Perhaps the most subtle examples involve personal grooming products. For example, a commercial for hair coloring might show a grey-haired man walking a woman to her door after a date. He asks if he can come in for some “coffee” and she declines. The scenario runs again in the commercial, but this time the man has purchased and used hair dye to hide his grey. He is then invited in for some “coffee.” The message of fear is clear: if you have grey hair, you must buy their product or you will home alone “making your own coffee.” But, of course, this is just scare tactics.
As with some other fallacies, it is important to distinguish between a rational reason to believe (evidence) and a prudential reason (motivation) to do something. A rational reason to believe is evidence that logically supports a claim. The Appeal to Fear provides no rational reason to accept a claim. A prudential reason is a reason to act. Something that invokes fear can provide a prudential reason to do something. For example, it might be prudent to not fail the son of your dean because the son threatens that they will make life tough for you. However, this does not provide evidence for the claim that the son deserves to pass the class.
Being an emotion, fear is not itself a fallacy. There are also cases in which a claim can evoke fear while also providing a good reason to accept or reject a claim. However, the feeling of fear is not evidence; it is just the case that a claim can both serve as evidence and invoke fear. For example, if you were about to go for a swim and you were warned that crocodiles had just been seen in the area, then you would probably feel some fear. But you would also have a good, non-fallacious, reason to stay out of the water.
Defense: The main defense against this fallacy is to remember that the feeling of fear is not evidence, nor are threats. While there can be prudential reasons to act based on scary things, the invocation of fear is not proof. Since fear is often driven by biases and stereotypes, it is wise to be especially on guard in such cases. To avoid mistakenly thinking the fallacy has been committed, also keep in mind that something can both invoke fear and serve as evidence for a claim.
“You know, Professor Smith, I really need to get an A in this class. I’d like to stop by during your office hours later to discuss my grade. I’ll be in your building anyways, visiting my father. He’s your dean, by the way. I’ll see you later.”
“I don’t think a Red Ryder BB rifle would make a good present for you. They are very dangerous, and you’ll put your eye out. Now, don’t you agree that you should think of another gift idea?”
“You must believe that God exists. After all, if you do not accept the existence of God, then you will face the horrors of hell.”

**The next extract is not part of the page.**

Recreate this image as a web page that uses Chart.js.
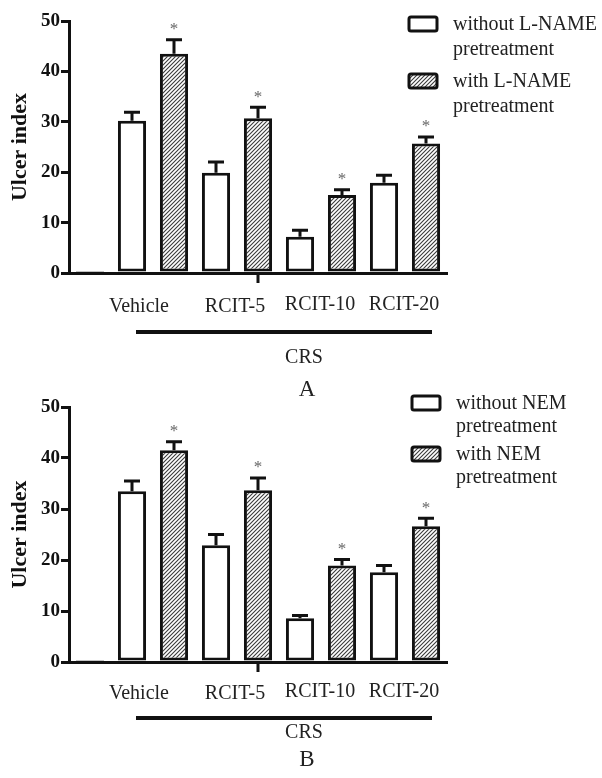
<!DOCTYPE html>
<html>
<head>
<meta charset="utf-8">
<script src="https://cdn.jsdelivr.net/npm/chart.js@4.4.1/dist/chart.umd.min.js"></script>
<style>
    body { margin: 0; background: #fff; width: 602px; height: 778px; position: relative; overflow: hidden; }
    canvas { position: absolute; left: 0; }
    #graficaA { top: 0; }
    #graficaB { top: 390px; }
</style>
</head>
<body>
<canvas id="graficaA" width="602" height="400"></canvas>
<canvas id="graficaB" width="602" height="388"></canvas>
<script>
// grupos bajo la linea CRS
const grupos = ['Vehicle', 'RCIT-5', 'RCIT-10', 'RCIT-20'];
const yTicks = [0, 10, 20, 30, 40, 50];

// panel A (L-NAME)
const normalA = 0.2;
const sinA = [30.2, 19.9, 7.2, 17.9];
const sinErrA = [1.7, 2.1, 1.3, 1.5];
const conA = [43.5, 30.7, 15.5, 25.7];
const conErrA = [2.8, 2.2, 1.0, 1.3];

// panel B (NEM)
const normalB = 0.2;
const sinB = [33.5, 22.9, 8.6, 17.6];
const sinErrB = [2.0, 2.1, 0.5, 1.3];
const conB = [41.5, 33.7, 18.9, 26.6];
const conErrB = [1.7, 2.4, 1.2, 1.6];

const serif = '"Liberation Serif", "Times New Roman", serif';

function rayado() {
    const c = document.createElement('canvas');
    c.width = 4; c.height = 4;
    const g = c.getContext('2d');
    g.fillStyle = '#fff';
    g.fillRect(0, 0, 4, 4);
    g.strokeStyle = '#3a3a3a';
    g.lineWidth = 1.1;
    g.beginPath();
    g.moveTo(-1, 5); g.lineTo(5, -1);
    g.moveTo(-1, 1); g.lineTo(1, -1);
    g.moveTo(3, 5); g.lineTo(5, 3);
    g.stroke();
    return g.createPattern(c, 'repeat');
}
const patron = rayado();

// 9 posiciones: normal + (sin, con) por grupo
function armarDatos(normal, sin, sinErr, con, conErr) {
    const etiquetas = ['Normal'];
    const dSin = [normal], eSin = [0];
    const dCon = [null], eCon = [0];
    grupos.forEach((g, i) => {
        etiquetas.push(g + ' sin', g + ' con');
        dSin.push(sin[i], null); eSin.push(sinErr[i], 0);
        dCon.push(null, con[i]); eCon.push(0, conErr[i]);
    });
    return { etiquetas, dSin, eSin, dCon, eCon };
}

const decorar = {
    id: 'decorar',
    afterDatasetsDraw(chart, args, op) {
        const ctx = chart.ctx;
        const x = chart.scales.x, y = chart.scales.y;
        const area = chart.chartArea;
        ctx.save();
        ctx.strokeStyle = '#111';
        ctx.lineWidth = 3;
        // barras de error y asteriscos
        chart.data.datasets.forEach((ds, i) => {
            chart.getDatasetMeta(i).data.forEach((bar, j) => {
                const v = ds.data[j];
                if (v == null || !ds.errores[j]) return;
                const yTop = y.getPixelForValue(v + ds.errores[j]);
                ctx.beginPath();
                ctx.moveTo(bar.x, bar.y);
                ctx.lineTo(bar.x, yTop);
                ctx.moveTo(bar.x - 8, yTop);
                ctx.lineTo(bar.x + 8, yTop);
                ctx.stroke();
                if (ds.asterisco) {
                    ctx.fillStyle = '#666';
                    ctx.font = '17px ' + serif;
                    ctx.textAlign = 'center';
                    ctx.textBaseline = 'middle';
                    ctx.fillText('*', bar.x, yTop - 10);
                }
            });
        });
        // marca suelta bajo RCIT-5
        const xm = x.getPixelForValue(4);
        ctx.beginPath();
        ctx.moveTo(xm, area.bottom);
        ctx.lineTo(xm, area.bottom + 10);
        ctx.stroke();

        // nombres de grupos
        ctx.fillStyle = '#222';
        ctx.font = '20px ' + serif;
        ctx.textAlign = 'center';
        ctx.textBaseline = 'middle';
        const ajuste = [-14, -2, -1, -1];
        grupos.forEach((g, i) => {
            const cx = (x.getPixelForValue(1 + 2 * i) + x.getPixelForValue(2 + 2 * i)) / 2 + ajuste[i];
            ctx.fillText(g, cx, area.bottom + (i < 2 ? op.etiquetaY : op.etiquetaY - 2));
        });
        // linea CRS
        ctx.lineWidth = 4;
        ctx.beginPath();
        ctx.moveTo(x.getPixelForValue(1) + 4, area.bottom + op.lineaY);
        ctx.lineTo(x.getPixelForValue(8) + 6, area.bottom + op.lineaY);
        ctx.stroke();
        ctx.fillText('CRS', 304, area.bottom + op.crsY);
        ctx.font = '23px ' + serif;
        ctx.fillText(op.letra, 307, area.bottom + op.letraY);

        // leyenda
        ctx.textAlign = 'left';
        ctx.font = '20px ' + serif;
        chart.data.datasets.forEach((ds, i) => {
            const top = op.leyendaY[i];
            ctx.fillStyle = ds.backgroundColor;
            ctx.lineWidth = 3;
            ctx.beginPath();
            ctx.roundRect(op.leyendaX, top, 28, 14, 2);
            ctx.fill();
            ctx.stroke();
            ctx.fillStyle = '#222';
            ctx.fillText(op.leyenda[i][0], op.leyendaX + 44, top + 8);
            ctx.fillText(op.leyenda[i][1], op.leyendaX + 44, top + 8 + op.salto);
        });
        ctx.restore();
    }
};

function crearGrafica(id, d, panel, padTop, padBottom) {
    const ctx = document.getElementById(id).getContext('2d');
    return new Chart(ctx, {
        type: 'bar',
        data: {
            labels: d.etiquetas,
            datasets: [
                { label: 'sin', data: d.dSin, errores: d.eSin, asterisco: false,
                  backgroundColor: '#fff', borderColor: '#111', borderWidth: 3, borderSkipped: false },
                { label: 'con', data: d.dCon, errores: d.eCon, asterisco: true,
                  backgroundColor: patron, borderColor: '#111', borderWidth: 3, borderSkipped: false }
            ]
        },
        options: {
            responsive: false,
            animation: false,
            events: [],
            layout: { padding: { left: 0, top: padTop, right: 155, bottom: padBottom } },
            datasets: { bar: { skipNull: true, categoryPercentage: 1, barPercentage: 0.67 } },
            scales: {
                x: {
                    grid: { display: false },
                    ticks: { display: false },
                    border: { color: '#111', width: 3 },
                    afterFit: s => { s.height = 0; }
                },
                y: {
                    min: 0, max: 50,
                    afterBuildTicks: s => { s.ticks = yTicks.map(v => ({ value: v })); },
                    afterFit: s => { s.width = 69; },
                    grid: { drawOnChartArea: false, color: '#111', lineWidth: 3, tickLength: 8 },
                    border: { color: '#111', width: 3 },
                    ticks: { color: '#111', padding: 1, font: { family: serif, size: 19, weight: 'bold' } },
                    title: {
                        display: true, text: 'Ulcer index', color: '#111',
                        padding: { top: 7, bottom: 0 },
                        font: { family: serif, size: 22, weight: 'bold' }
                    }
                }
            },
            plugins: {
                legend: { display: false },
                tooltip: { enabled: false },
                decorar: panel
            }
        },
        plugins: [decorar]
    });
}

crearGrafica('graficaA', armarDatos(normalA, sinA, sinErrA, conA, conErrA), {
    letra: 'A', etiquetaY: 34, lineaY: 59, crsY: 85, letraY: 117,
    leyenda: [['without L-NAME', 'pretreatment'], ['with L-NAME', 'pretreatment']],
    leyendaX: 409, leyendaY: [17, 74], salto: 25
}, 21, 127);

crearGrafica('graficaB', armarDatos(normalB, sinB, sinErrB, conB, conErrB), {
    letra: 'B', etiquetaY: 32, lineaY: 56, crsY: 71, letraY: 98,
    leyenda: [['without NEM', 'pretreatment'], ['with NEM', 'pretreatment']],
    leyendaX: 412, leyendaY: [6, 57], salto: 23
}, 17, 116);
</script>
</body>
</html>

“You shouldn’t say such things against multiculturalism! If the chair heard what you were saying, you would never receive tenure. So, you had just better learn to accept that it is simply wrong to speak out against it.”
Mike: “So, I’m looking at pickup trucks.”
Salesperson: “We have an excellent selection.”
Mike: “This one looks interesting, can I test drive it?”
Mike, after test drive: “This seems like a good truck.”
Salesperson: “I’ll get the paperwork.”
Mike: “Wait, I still want to look at some other brands. But if they aren’t as good, I’ll consider coming back.”
Salesperson: “If you don’t buy it now, I can’t guarantee there will be one available when you return.”
Mike, looking at a lot packed with trucks: “I’ll take my chances.”